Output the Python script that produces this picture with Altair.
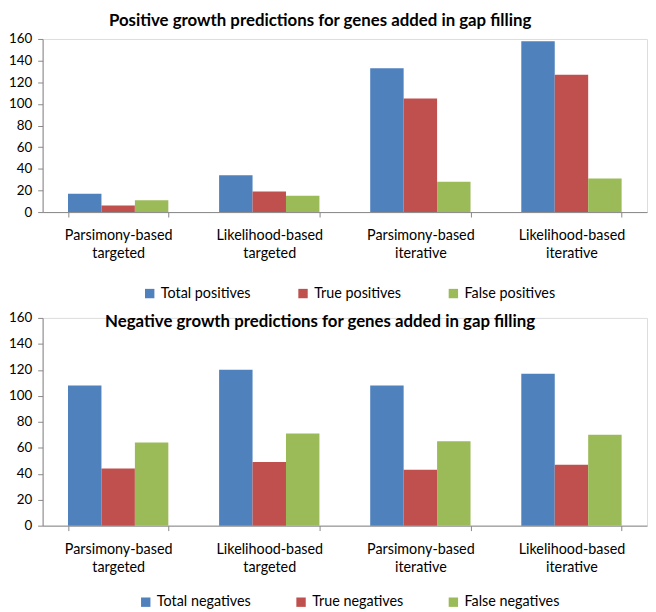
import altair as alt
import pandas as pd

categories = ["Parsimony-based targeted", "Likelihood-based targeted",
              "Parsimony-based iterative", "Likelihood-based iterative"]

pos_series = ["Total positives", "True positives", "False positives"]
total_pos = [17, 34, 133, 158]
true_pos = [6, 19, 105, 127]
false_pos = [11, 15, 28, 31]

neg_series = ["Total negatives", "True negatives", "False negatives"]
total_neg = [108, 120, 108, 117]
true_neg = [44, 49, 43, 47]
false_neg = [64, 71, 65, 70]

colors = ["#4F81BD", "#C0504D", "#9BBB59"]
FONT = "Lato"


def make_df(series, arrays):
    rows = []
    for s, arr in zip(series, arrays):
        for c, v in zip(categories, arr):
            rows.append({"category": c, "series": s, "value": v})
    return pd.DataFrame(rows)


def panel(df, series, title, h, title_offset, legend_x, legend_y, col_pad):
    return alt.Chart(df).mark_bar().encode(
        x=alt.X("category:N", sort=categories, title=None,
                scale=alt.Scale(paddingInner=0.336, paddingOuter=0.168),
                axis=alt.Axis(labelAngle=0, labelExpr="split(datum.label, ' ')",
                              tickBand="extent", tickSize=5, labelPadding=12,
                              labelFontSize=14.5, labelLineHeight=18)),
        xOffset=alt.XOffset("series:N", sort=series,
                            scale=alt.Scale(domain=series, paddingInner=0,
                                            paddingOuter=0)),
        y=alt.Y("value:Q", title=None,
                scale=alt.Scale(domain=[0, 160]),
                axis=alt.Axis(values=list(range(0, 161, 20)), grid=False,
                              tickSize=5, labelFontSize=13.5, labelPadding=6)),
        color=alt.Color("series:N", sort=series,
                        scale=alt.Scale(domain=series, range=colors),
                        legend=alt.Legend(title=None, orient="none",
                                          legendX=legend_x, legendY=legend_y,
                                          direction="horizontal",
                                          symbolType="square", symbolSize=90,
                                          symbolStrokeWidth=0, symbolOffset=0,
                                          labelFontSize=14.5, columnPadding=col_pad,
                                          labelOffset=4)),
    ).properties(
        width=611, height=h,
        title=alt.TitleParams(title, fontSize=17, fontWeight="bold",
                              anchor="middle", dx=-25, offset=title_offset),
    )


top = panel(make_df(pos_series, [total_pos, true_pos, false_pos]),
            pos_series, "Positive growth predictions for genes added in gap filling",
            175, 2, 101, 250, 45)
bottom = panel(make_df(neg_series, [total_neg, true_neg, false_neg]),
               neg_series, "Negative growth predictions for genes added in gap filling",
               210, -20, 97, 280, 43)

chart = alt.vconcat(top, bottom, spacing=9).resolve_scale(
    color="independent", xOffset="independent").resolve_legend(
    color="independent").configure_axis(
    domainColor="#868686", tickColor="#868686", labelColor="#000000",
    labelFont=FONT,
).configure_legend(labelFont=FONT, labelColor="#000000").configure_title(
    font=FONT, color="#000000"
).configure_view(strokeWidth=0).configure(
    font=FONT, padding={"left": 0, "top": 0, "right": 0, "bottom": 0})

chart.save("out.html", embed_options={"renderer": "svg", "actions": False})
#####
● Stated problem
Quote every line word for word and keep the images out of the copy.

● Solved exercise
Output the Python script that produces this picture with Altair.
import altair as alt
import pandas as pd

categories = ["Parsimony-based targeted", "Likelihood-based targeted",
              "Parsimony-based iterative", "Likelihood-based iterative"]

pos_series = ["Total positives", "True positives", "False positives"]
total_pos = [17, 34, 133, 158]
true_pos = [6, 19, 105, 127]
false_pos = [11, 15, 28, 31]

neg_series = ["Total negatives", "True negatives", "False negatives"]
total_neg = [108, 120, 108, 117]
true_neg = [44, 49, 43, 47]
false_neg = [64, 71, 65, 70]

colors = ["#4F81BD", "#C0504D", "#9BBB59"]
FONT = "Lato"


def make_df(series, arrays):
    rows = []
    for s, arr in zip(series, arrays):
        for c, v in zip(categories, arr):
            rows.append({"category": c, "series": s, "value": v})
    return pd.DataFrame(rows)


def panel(df, series, title, h, title_offset, legend_x, legend_y, col_pad):
    return alt.Chart(df).mark_bar().encode(
        x=alt.X("category:N", sort=categories, title=None,
                scale=alt.Scale(paddingInner=0.336, paddingOuter=0.168),
                axis=alt.Axis(labelAngle=0, labelExpr="split(datum.label, ' ')",
                              tickBand="extent", tickSize=5, labelPadding=12,
                              labelFontSize=14.5, labelLineHeight=18)),
        xOffset=alt.XOffset("series:N", sort=series,
                            scale=alt.Scale(domain=series, paddingInner=0,
                                            paddingOuter=0)),
        y=alt.Y("value:Q", title=None,
                scale=alt.Scale(domain=[0, 160]),
                axis=alt.Axis(values=list(range(0, 161, 20)), grid=False,
                              tickSize=5, labelFontSize=13.5, labelPadding=6)),
        color=alt.Color("series:N", sort=series,
                        scale=alt.Scale(domain=series, range=colors),
                        legend=alt.Legend(title=None, orient="none",
                                          legendX=legend_x, legendY=legend_y,
                                          direction="horizontal",
                                          symbolType="square", symbolSize=90,
                                          symbolStrokeWidth=0, symbolOffset=0,
                                          labelFontSize=14.5, columnPadding=col_pad,
                                          labelOffset=4)),
    ).properties(
        width=611, height=h,
        title=alt.TitleParams(title, fontSize=17, fontWeight="bold",
                              anchor="middle", dx=-25, offset=title_offset),
    )


top = panel(make_df(pos_series, [total_pos, true_pos, false_pos]),
            pos_series, "Positive growth predictions for genes added in gap filling",
            175, 2, 101, 250, 45)
bottom = panel(make_df(neg_series, [total_neg, true_neg, false_neg]),
               neg_series, "Negative growth predictions for genes added in gap filling",
               210, -20, 97, 280, 43)

chart = alt.vconcat(top, bottom, spacing=9).resolve_scale(
    color="independent", xOffset="independent").resolve_legend(
    color="independent").configure_axis(
    domainColor="#868686", tickColor="#868686", labelColor="#000000",
    labelFont=FONT,
).configure_legend(labelFont=FONT, labelColor="#000000").configure_title(
    font=FONT, color="#000000"
).configure_view(strokeWidth=0).configure(
    font=FONT, padding={"left": 0, "top": 0, "right": 0, "bottom": 0})

chart.save("out.html", embed_options={"renderer": "svg", "actions": False})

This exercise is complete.